Multiculturalism as an ideology has been a possibility for maybe creating diversity, but I think that it has become a very intolerant concept. And I think it's been really appropriated by people from the left that have very fundamentalist views of the world just like people from the right, and I consider that absolutely dangerous...I like to believe that I'm a person that crosses borders, that I am in the thresholds of places, but I am also rooted in the Spanish world and in the Jewish world. Those are the anchor of my world, those two worlds, and then that's where I speak from. You have to have a platform where you can speak from. It's like you cannot be all over the place, and I think multiculturalism is like being all over the place.
For me, my exile had nothing to do with an expulsion or with the impossibility of remembrance, because somehow or other one always returns. Dictators perish and borders change. However, the desire endures. The desire for a fragrance or for the way in which certain vines cling to doorways. The desire to wake up and recognize oneself in one's own language but more than anything to be recognized by others.
I grew up in a secular Jewish home. What was so important for us was the ethical values of Judaism and the central principle of our lives, Tikkun Olam (a Hebrew phrase that means “healing the world”).

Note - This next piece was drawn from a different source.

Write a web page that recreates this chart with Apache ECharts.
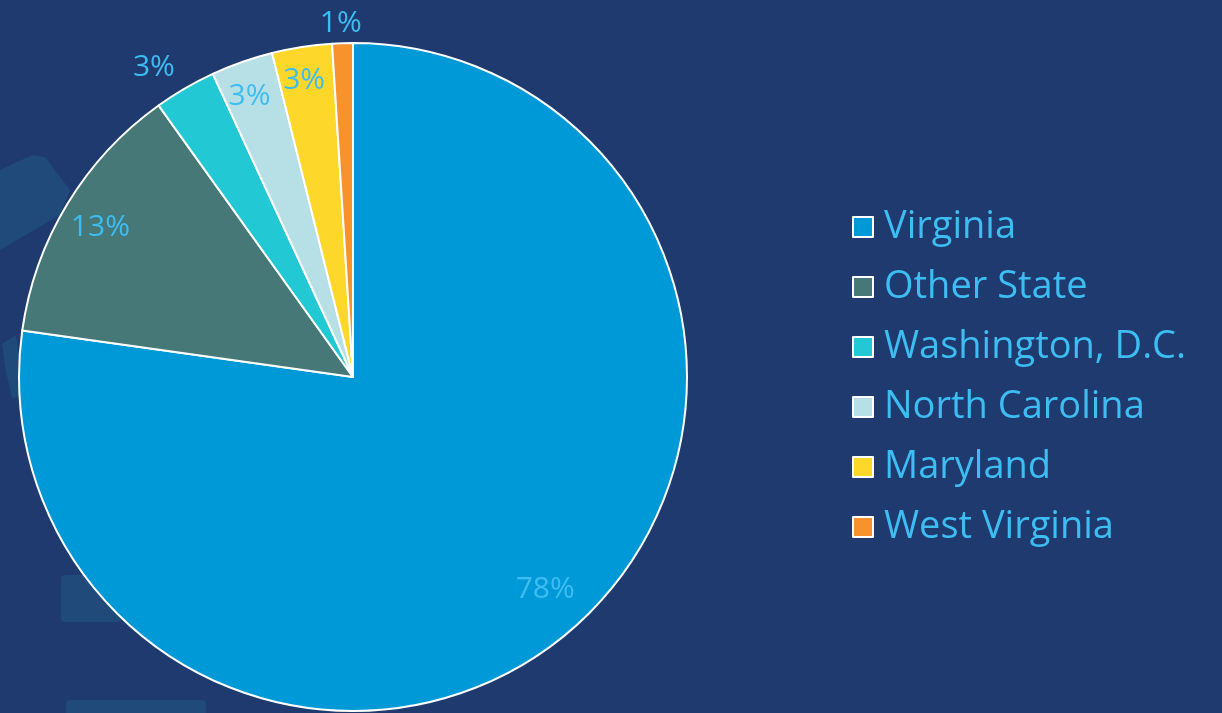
<!DOCTYPE html>
<html>
<head>
<meta charset="utf-8">
<script src="https://cdn.jsdelivr.net/npm/echarts@6/dist/echarts.min.js"></script>
<style>
  html, body { margin: 0; padding: 0; background: #1e3a6e; }
  #chart { width: 1222px; height: 713px; }
</style>
</head>
<body>
<div id="chart"></div>
<script>
// slice data, clockwise from 12 o'clock
const states = ['Virginia', 'Other State', 'Washington, D.C.', 'North Carolina', 'Maryland', 'West Virginia']
const shares = [77.3, 12.9, 3.0, 3.0, 2.9, 1.0]
const pctLabels = ['78%', '13%', '3%', '3%', '3%', '1%']
const colors = ['#0099d8', '#467878', '#22c9d4', '#b7e0e6', '#fdd72a', '#f7922d']
// which labels sit outside the pie
const outsideLabel = [false, false, true, false, false, true]

const labelColor = '#3dbdf2'
const font = '"Open Sans", Lato, sans-serif'
const center = [353, 377]
const R = 334
// small nudges so labels land where the original's best-fit put them
const labelNudge = [[0, -9], [-2, 2], [-18, 2], [-6, -4], [-4, -7], [-1, 6]]

const chart = echarts.init(document.getElementById('chart'))

function overlayData(showOutside) {
  return states.map((name, i) => ({
    name,
    value: shares[i],
    label: {
      show: outsideLabel[i] === showOutside,
      formatter: pctLabels[i],
      fontFamily: font,
      fontSize: 30,
      color: labelColor,
      offset: labelNudge[i],
    },
  }))
}

const overlayBase = {
  type: 'pie',
  center,
  silent: true,
  legendHoverLink: false,
  avoidLabelOverlap: false,
  itemStyle: { color: 'rgba(0,0,0,0)', borderWidth: 0 },
  emphasis: { disabled: true },
  labelLine: { show: false },
  label: {
    position: 'inside',
    color: labelColor,
    fontFamily: font,
    fontSize: 30,
  },
}

chart.setOption({
  backgroundColor: '#1e3a6e',
  animation: false,
  // faint background decoration, left side
  graphic: [
    { type: 'polygon', silent: true, z: -10, shape: { points: [[0, 170], [32, 155], [45, 157], [70, 190], [60, 215], [0, 250]] }, style: { fill: '#1f4a79' } },
    { type: 'polygon', silent: true, z: -10, shape: { points: [[2, 344], [16, 335], [24, 395], [12, 398], [6, 372]] }, style: { fill: '#1f4a79' } },
    { type: 'rect', silent: true, z: -10, shape: { x: 61, y: 575, width: 60, height: 47, r: 4 }, style: { fill: '#1f4a79' } },
    { type: 'rect', silent: true, z: -10, shape: { x: 66, y: 700, width: 140, height: 20, r: 4 }, style: { fill: '#1f4a79' } },
  ],
  legend: {
    orient: 'vertical',
    left: 847,
    top: 200,
    itemWidth: 20,
    itemHeight: 20,
    itemGap: 16,
    icon: 'rect',
    itemStyle: { borderColor: '#ffffff', borderWidth: 2 },
    textStyle: {
      color: labelColor,
      fontFamily: font,
      fontSize: 38,
      lineHeight: 44,
      padding: [0, 0, 0, 6],
    },
    data: states,
  },
  series: [
    {
      name: 'main',
      type: 'pie',
      center,
      radius: [0, R],
      startAngle: 90,
      clockwise: true,
      avoidLabelOverlap: false,
      label: { show: false },
      labelLine: { show: false },
      itemStyle: { borderColor: '#ffffff', borderWidth: 2 },
      emphasis: { scale: false },
      data: states.map((name, i) => ({
        name,
        value: shares[i],
        itemStyle: { color: colors[i] },
      })),
    },
    Object.assign({}, overlayBase, { name: 'inLabels', radius: [246, R], data: overlayData(false) }),
    Object.assign({}, overlayBase, { name: 'outLabels', radius: [R, 380], data: overlayData(true) }),
  ],
})
</script>
</body>
</html>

My father did not believe in organized religion, so we did not belong to a synagogue, but we led a Jewish life filled with traditions and meaning in a more unconventional way. Almost my entire family on my mother’s side came from central Europe, especially Vienna. All of them perished in the Holocaust, with the exception of my great-grandmother and her son. Also my grandfather, because he had arrived to Chile much earlier. For me as a writer, the stories of the Shoah are very important. They are central to my writing, which you can see in Dear Anne Frank and also I Lived on Butterfly Hill, in which one of the principal characters, the grandmother, is a survivor of the Holocaust. I also try to invoke in the readers the universal importance of social justice and tolerance. I believe these are not only Jewish teachings but fundamental human ideals. Yet I feel I was and continue to be shaped by growing up in a Jewish home that emphasized these values.